Start Given records
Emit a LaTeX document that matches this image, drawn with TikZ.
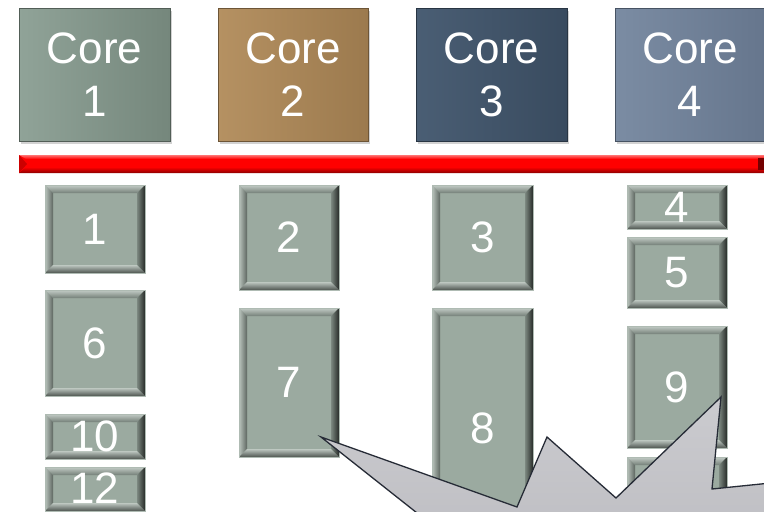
\documentclass[tikz,border=0pt]{standalone}
\usepackage{fontspec}
\setmainfont{Liberation Sans}
\usetikzlibrary{shadows}
\definecolor{panel}{HTML}{9BAAA0}
\definecolor{cA1}{HTML}{90A398}\definecolor{cA2}{HTML}{75877C}
\definecolor{cB1}{HTML}{B59162}\definecolor{cB2}{HTML}{9C7A4E}
\definecolor{cC1}{HTML}{4A5E74}\definecolor{cC2}{HTML}{394B5F}
\definecolor{cD1}{HTML}{7B8CA3}\definecolor{cD2}{HTML}{66768D}
\definecolor{callA}{HTML}{CBCBCF}
\definecolor{callB}{HTML}{B9B9BE}
\definecolor{callline}{HTML}{262B36}
\tikzset{
  corebox/.style={inner sep=0pt, align=center, text=white, font=\fontsize{44}{53}\selectfont,
    line width=0.6pt, drop shadow={shadow xshift=2pt, shadow yshift=-3pt, opacity=.35}},
  numtxt/.style={inner sep=0pt, text=white, font=\fontsize{44}{53}\selectfont},
  bvtop/.style={top color=black!0!panel!60!white, bottom color=panel!75!black},
  bvleft/.style={left color=panel!70!white, right color=panel!60!black},
  bvright/.style={left color=panel!80!black, right color=panel!25!black},
  bvbot/.style={top color=panel!65!white, bottom color=panel!50!black},
}
% bevelled memory block: name, x1, y1, x2, y2, label
\newcommand\memblk[6]{%
  \fill[panel] (#2,#3) rectangle (#4,#5);
  \shade[bvtop] (#2,#3) -- (#4,#3) -- ({#4-8},{#3+8}) -- ({#2+8},{#3+8}) -- cycle;
  \shade[bvleft] (#2,#3) -- ({#2+8},{#3+8}) -- ({#2+8},{#5-8}) -- (#2,#5) -- cycle;
  \shade[bvright] (#4,#3) -- ({#4-8},{#3+8}) -- ({#4-8},{#5-8}) -- (#4,#5) -- cycle;
  \shade[bvbot] (#2,#5) -- ({#2+8},{#5-8}) -- ({#4-8},{#5-8}) -- (#4,#5) -- cycle;
  \draw[panel!80!white, line width=0.8pt] (#2,#3) rectangle (#4,#5);
  \node[numtxt] (#1) at ({(#2+#4)/2},{(#3+#5)/2}) {#6};
}
\begin{document}
\begin{tikzpicture}[x=1pt,y=-1pt]
\useasboundingbox (0,0) rectangle (764,512);
\clip (0,0) rectangle (764,512);
\fill[white] (0,0) rectangle (764,512);
% cores
\node[corebox, minimum width=151pt, minimum height=133pt, left color=cA1, right color=cA2, draw=cA2!70!black] (core1) at (94.5,74.5) {Core\\1};
\node[corebox, minimum width=150pt, minimum height=133pt, left color=cB1, right color=cB2, draw=cB2!70!black] (core2) at (293,74.5) {Core\\2};
\node[corebox, minimum width=151pt, minimum height=133pt, left color=cC1, right color=cC2, draw=cC2!70!black] (core3) at (491.5,74.5) {Core\\3};
\node[corebox, minimum width=150pt, minimum height=133pt, left color=cD1, right color=cD2, draw=cD2!70!black] (core4) at (690,74.5) {Core\\4};
% red bus
\fill[red] (19,155) rectangle (770,173);
\shade[top color=red!55!white, bottom color=red] (19,155) -- (770,155) -- (770,159) -- (26,159) -- cycle;
\shade[top color=red, bottom color=red!55!black] (19,173) -- (770,173) -- (770,167) -- (26,167) -- cycle;
\fill[red!80!black] (19,155) -- (27,164) -- (19,173) -- cycle;
\fill[red!45!black] (758,158) rectangle (764,170);
% column 1
\memblk{m1}{45}{185}{145}{273}{1}
\memblk{m6}{45}{290}{145}{396}{6}
\memblk{m10}{45}{414}{145}{459}{10}
\memblk{m12}{45}{467}{145}{511}{}
\node[numtxt] (m12t) at (95,488) {12};
% column 2
\memblk{m2}{239}{185}{339}{290}{2}
\memblk{m7}{239}{308}{339}{457}{7}
% column 3
\memblk{m3}{432}{185}{533}{290}{3}
\memblk{m8}{432}{308}{533}{548}{8}
% column 4
\memblk{m4}{627}{185}{727}{229}{4}
\memblk{m5}{627}{237}{727}{308}{5}
\memblk{m9}{627}{326}{727}{448}{9}
\memblk{m11}{627}{457}{727}{600}{}
% callout
\coordinate (tip) at (321,437);
\draw[top color=callA, bottom color=callB, draw=callline, line width=1.3pt, line join=miter]
  (tip) -- (517,507) -- (547,437) -- (616,498) -- (721,397) -- (712,489)
  -- (800,480) -- (800,600) -- (527,600) -- cycle;
\end{tikzpicture}
\end{document}
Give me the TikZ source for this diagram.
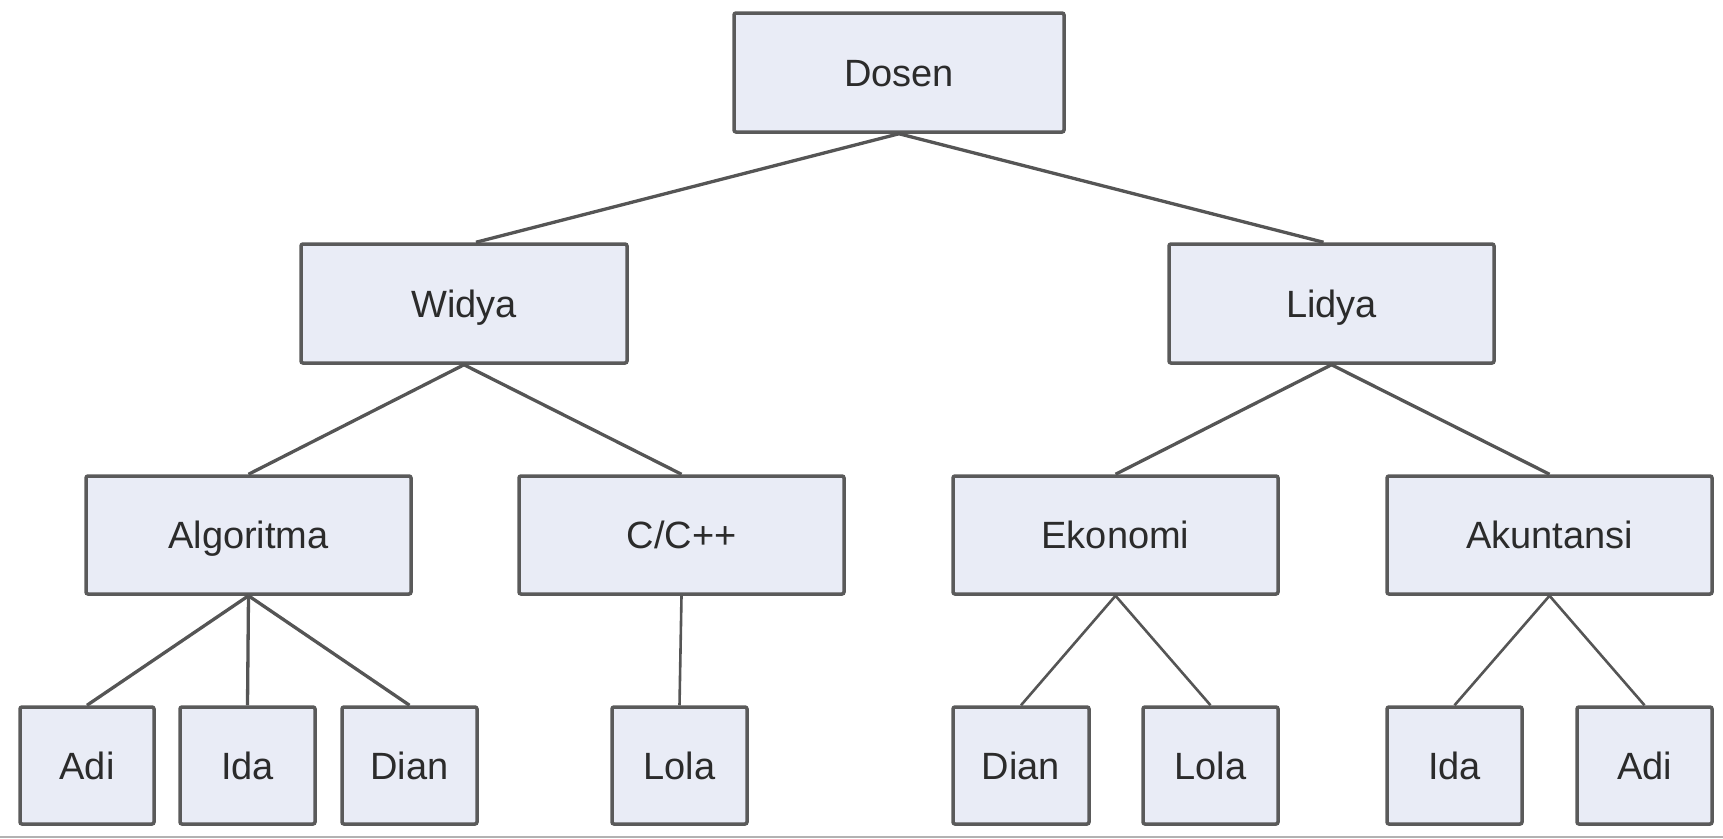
\documentclass[tikz,border=0pt]{standalone}
\usepackage{fontspec}
\setmainfont{Liberation Sans}
\definecolor{boxfill}{HTML}{E9ECF6}
\definecolor{boxline}{HTML}{5A5A5A}
\definecolor{txt}{HTML}{2B2B2B}
\definecolor{edge}{HTML}{555555}
\begin{document}
\begin{tikzpicture}[x=1pt,y=-1pt,
  box/.style={draw=boxline,fill=boxfill,line width=3.5pt,rounded corners=2pt,
    inner sep=0pt,text=txt,text height=27pt,text depth=0pt,
    font=\fontsize{38}{44}\selectfont},
  link/.style={draw=edge,line width=3.3pt},
  thinlink/.style={draw=edge,line width=2.6pt}]
\useasboundingbox (0,0) rectangle (1723,838);
\newcommand{\bx}[6]{\node[box,minimum width={#4-#2},minimum height={#5-#3}] (#1) at ({(#2+#4)/2},{(#3+#5)/2}) {#6};}
\bx{dosen}{734}{13}{1064}{132}{Dosen}
\bx{widya}{301}{244}{627}{363}{Widya}
\bx{lidya}{1169}{244}{1494}{363}{Lidya}
\bx{algo}{86}{476}{411}{594}{Algoritma}
\bx{cpp}{519}{476}{844}{594}{C/C++}
\bx{eko}{953}{476}{1278}{594}{Ekonomi}
\bx{aku}{1387}{476}{1712}{594}{Akuntansi}
\bx{adiA}{20}{707}{154}{824}{Adi}
\bx{idaA}{180}{707}{315}{824}{Ida}
\bx{dianA}{342}{707}{477}{824}{Dian}
\bx{lolaC}{612}{707}{747}{824}{Lola}
\bx{dianE}{953}{707}{1089}{824}{Dian}
\bx{lolaE}{1143}{707}{1278}{824}{Lola}
\bx{idaK}{1387}{707}{1522}{824}{Ida}
\bx{adiK}{1577}{707}{1712}{824}{Adi}
\draw[link] (dosen.south) -- ([xshift=12pt]widya.north);
\draw[link] (dosen.south) -- ([xshift=-8pt]lidya.north);
\draw[link] (widya.south) -- (algo.north);
\draw[link] (widya.south) -- (cpp.north);
\draw[link] (lidya.south) -- (eko.north);
\draw[link] (lidya.south) -- (aku.north);
\draw[link] (algo.south) -- (adiA.north);
\draw[link] (algo.south) -- (idaA.north);
\draw[link] (algo.south) -- (dianA.north);
\draw[thinlink] (cpp.south) -- (lolaC.north);
\draw[thinlink] (eko.south) -- (dianE.north);
\draw[thinlink] (eko.south) -- (lolaE.north);
\draw[thinlink] (aku.south) -- (idaK.north);
\draw[thinlink] (aku.south) -- (adiK.north);
\coordinate (bl) at (0,836.5);
\coordinate (br) at (1723,836.5);
\draw[draw=gray!60,line width=2pt] (bl) -- (br);
\end{tikzpicture}
\end{document}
End Given records
# Exercise aim:
Gather every line from the listing above in which the word "this" appears.

# Output:
Emit a LaTeX document that matches this image, drawn with TikZ.
Give me the TikZ source for this diagram.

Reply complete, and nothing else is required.